··· Available data ···

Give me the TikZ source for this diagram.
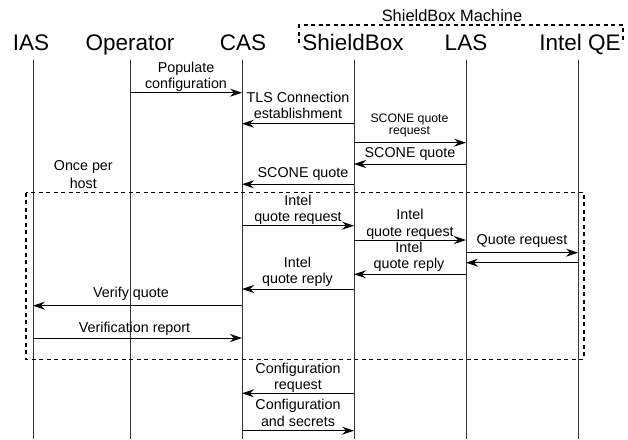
\documentclass[tikz,border=0pt]{standalone}
\usepackage{fontspec}
\setmainfont{Liberation Sans}
\usetikzlibrary{arrows.meta}
\begin{document}
\begin{tikzpicture}[x=1pt,y=-1pt,
  hdr/.style={anchor=base,inner sep=0pt,font=\fontsize{22.5}{26}\selectfont},
  lbl/.style={anchor=base,inner sep=0pt,font=\fontsize{14.3}{17}\selectfont},
  slbl/.style={anchor=base,inner sep=0pt,font=\fontsize{12.3}{15}\selectfont},
  life/.style={line width=1pt,black!80},
  msg/.style={line width=1pt,-{Stealth[length=12pt,width=8pt,inset=4pt]}},
  grp/.style={line width=1.4pt,dash pattern=on 4pt off 3.5pt}]
\useasboundingbox[fill=white] (0,0) rectangle (628,439);
% headers
\node[hdr] (hias) at (31,50) {IAS};
\node[hdr] (hop) at (130,50) {Operator};
\node[hdr] (hcas) at (243,50) {CAS};
\node[hdr] (hsb) at (353,50) {ShieldBox};
\node[hdr] (hlas) at (466,50) {LAS};
\node[hdr] (hqe) at (580,50) {Intel QE};
% machine group
\node[anchor=base,inner sep=0pt,font=\fontsize{16.4}{19}\selectfont] (sbm) at (452,21.5) {ShieldBox Machine};
\coordinate (m1) at (299,43);
\coordinate (m2) at (299,25);
\coordinate (m3) at (623,25);
\coordinate (m4) at (623,43);
\draw[grp] (m1) -- (m2) -- (m3) -- (m4);
% lifelines
\coordinate (ias) at (33,60);   \coordinate (iasb) at (33,439);
\coordinate (op) at (130,60);   \coordinate (opb) at (130,439);
\coordinate (cas) at (242,60);  \coordinate (casb) at (242,439);
\coordinate (sb) at (354,60);   \coordinate (sbb) at (354,439);
\coordinate (las) at (466,60);  \coordinate (lasb) at (466,439);
\coordinate (qe) at (578,60);   \coordinate (qeb) at (578,439);
\foreach \a/\b in {ias/iasb,op/opb,cas/casb,sb/sbb,las/lasb,qe/qeb}
  \draw[life] (\a) -- (\b);
% loop box
\coordinate (g1) at (26,192.7);
\coordinate (g2) at (584,359.3);
\draw[grp] (g1) rectangle (g2);
\node[lbl] (once1) at (83.3,170.5) {Once per};
\node[lbl] (once2) at (83.3,188) {host};
% messages
\draw[msg] (op |- 0,92.7) -- (cas |- 0,92.7);
\node[lbl] (t1a) at (186,72) {Populate};
\node[lbl] (t1b) at (186,88) {configuration};
\draw[msg] (sb |- 0,123.7) -- (cas |- 0,123.7);
\node[lbl] (t2a) at (298,102.5) {TLS Connection};
\node[lbl] (t2b) at (298,118.5) {establishment};
\draw[msg] (sb |- 0,142.7) -- (las |- 0,142.7);
\node[slbl] (t3a) at (409.5,122) {SCONE quote};
\node[slbl] (t3b) at (409.5,134.5) {request};
\draw[msg] (las |- 0,164) -- (sb |- 0,164);
\node[lbl] (t4) at (410,157) {SCONE quote};
\draw[msg] (sb |- 0,184.3) -- (cas |- 0,184.3);
\node[lbl] (t5) at (303,177.5) {SCONE quote};
\draw[msg] (cas |- 0,225.7) -- (sb |- 0,225.7);
\node[lbl] (t6a) at (298,205.5) {Intel};
\node[lbl] (t6b) at (298,221.5) {quote request};
\draw[msg] (sb |- 0,240) -- (las |- 0,240);
\node[lbl] (t7a) at (410,219.5) {Intel};
\node[lbl] (t7b) at (410,236) {quote request};
\draw[msg] (las |- 0,252.7) -- (qe |- 0,252.7);
\node[lbl] (t8) at (522,244.5) {Quote request};
\draw[msg] (qe |- 0,262.7) -- (las |- 0,262.7);
\draw[msg] (las |- 0,274.3) -- (sb |- 0,274.3);
\node[lbl] (t9a) at (409,252.5) {Intel};
\node[lbl] (t9b) at (409,268.5) {quote reply};
\draw[msg] (sb |- 0,289) -- (cas |- 0,289);
\node[lbl] (t10a) at (297.5,267.5) {Intel};
\node[lbl] (t10b) at (297.5,283.5) {quote reply};
\draw[msg] (cas |- 0,305.7) -- (ias |- 0,305.7);
\node[lbl] (t11) at (131,297) {Verify quote};
\draw[msg] (ias |- 0,338) -- (cas |- 0,338);
\node[lbl] (t12) at (134.5,332) {Verification report};
\draw[msg] (sb |- 0,393.3) -- (cas |- 0,393.3);
\node[lbl] (t13a) at (298,373) {Configuration};
\node[lbl] (t13b) at (298,389) {request};
\draw[msg] (cas |- 0,430.7) -- (sb |- 0,430.7);
\node[lbl] (t14a) at (298,409) {Configuration};
\node[lbl] (t14b) at (298,426) {and secrets};
\end{tikzpicture}
\end{document}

···

Every line should be retyped exactly, with the pictures omitted.

Give me the TikZ source for this diagram.
\documentclass[tikz,border=0pt]{standalone}
\usepackage{fontspec}
\setmainfont{Liberation Sans}
\usetikzlibrary{arrows.meta}
\begin{document}
\begin{tikzpicture}[x=1pt,y=-1pt,
  hdr/.style={anchor=base,inner sep=0pt,font=\fontsize{22.5}{26}\selectfont},
  lbl/.style={anchor=base,inner sep=0pt,font=\fontsize{14.3}{17}\selectfont},
  slbl/.style={anchor=base,inner sep=0pt,font=\fontsize{12.3}{15}\selectfont},
  life/.style={line width=1pt,black!80},
  msg/.style={line width=1pt,-{Stealth[length=12pt,width=8pt,inset=4pt]}},
  grp/.style={line width=1.4pt,dash pattern=on 4pt off 3.5pt}]
\useasboundingbox[fill=white] (0,0) rectangle (628,439);
% headers
\node[hdr] (hias) at (31,50) {IAS};
\node[hdr] (hop) at (130,50) {Operator};
\node[hdr] (hcas) at (243,50) {CAS};
\node[hdr] (hsb) at (353,50) {ShieldBox};
\node[hdr] (hlas) at (466,50) {LAS};
\node[hdr] (hqe) at (580,50) {Intel QE};
% machine group
\node[anchor=base,inner sep=0pt,font=\fontsize{16.4}{19}\selectfont] (sbm) at (452,21.5) {ShieldBox Machine};
\coordinate (m1) at (299,43);
\coordinate (m2) at (299,25);
\coordinate (m3) at (623,25);
\coordinate (m4) at (623,43);
\draw[grp] (m1) -- (m2) -- (m3) -- (m4);
% lifelines
\coordinate (ias) at (33,60);   \coordinate (iasb) at (33,439);
\coordinate (op) at (130,60);   \coordinate (opb) at (130,439);
\coordinate (cas) at (242,60);  \coordinate (casb) at (242,439);
\coordinate (sb) at (354,60);   \coordinate (sbb) at (354,439);
\coordinate (las) at (466,60);  \coordinate (lasb) at (466,439);
\coordinate (qe) at (578,60);   \coordinate (qeb) at (578,439);
\foreach \a/\b in {ias/iasb,op/opb,cas/casb,sb/sbb,las/lasb,qe/qeb}
  \draw[life] (\a) -- (\b);
% loop box
\coordinate (g1) at (26,192.7);
\coordinate (g2) at (584,359.3);
\draw[grp] (g1) rectangle (g2);
\node[lbl] (once1) at (83.3,170.5) {Once per};
\node[lbl] (once2) at (83.3,188) {host};
% messages
\draw[msg] (op |- 0,92.7) -- (cas |- 0,92.7);
\node[lbl] (t1a) at (186,72) {Populate};
\node[lbl] (t1b) at (186,88) {configuration};
\draw[msg] (sb |- 0,123.7) -- (cas |- 0,123.7);
\node[lbl] (t2a) at (298,102.5) {TLS Connection};
\node[lbl] (t2b) at (298,118.5) {establishment};
\draw[msg] (sb |- 0,142.7) -- (las |- 0,142.7);
\node[slbl] (t3a) at (409.5,122) {SCONE quote};
\node[slbl] (t3b) at (409.5,134.5) {request};
\draw[msg] (las |- 0,164) -- (sb |- 0,164);
\node[lbl] (t4) at (410,157) {SCONE quote};
\draw[msg] (sb |- 0,184.3) -- (cas |- 0,184.3);
\node[lbl] (t5) at (303,177.5) {SCONE quote};
\draw[msg] (cas |- 0,225.7) -- (sb |- 0,225.7);
\node[lbl] (t6a) at (298,205.5) {Intel};
\node[lbl] (t6b) at (298,221.5) {quote request};
\draw[msg] (sb |- 0,240) -- (las |- 0,240);
\node[lbl] (t7a) at (410,219.5) {Intel};
\node[lbl] (t7b) at (410,236) {quote request};
\draw[msg] (las |- 0,252.7) -- (qe |- 0,252.7);
\node[lbl] (t8) at (522,244.5) {Quote request};
\draw[msg] (qe |- 0,262.7) -- (las |- 0,262.7);
\draw[msg] (las |- 0,274.3) -- (sb |- 0,274.3);
\node[lbl] (t9a) at (409,252.5) {Intel};
\node[lbl] (t9b) at (409,268.5) {quote reply};
\draw[msg] (sb |- 0,289) -- (cas |- 0,289);
\node[lbl] (t10a) at (297.5,267.5) {Intel};
\node[lbl] (t10b) at (297.5,283.5) {quote reply};
\draw[msg] (cas |- 0,305.7) -- (ias |- 0,305.7);
\node[lbl] (t11) at (131,297) {Verify quote};
\draw[msg] (ias |- 0,338) -- (cas |- 0,338);
\node[lbl] (t12) at (134.5,332) {Verification report};
\draw[msg] (sb |- 0,393.3) -- (cas |- 0,393.3);
\node[lbl] (t13a) at (298,373) {Configuration};
\node[lbl] (t13b) at (298,389) {request};
\draw[msg] (cas |- 0,430.7) -- (sb |- 0,430.7);
\node[lbl] (t14a) at (298,409) {Configuration};
\node[lbl] (t14b) at (298,426) {and secrets};
\end{tikzpicture}
\end{document}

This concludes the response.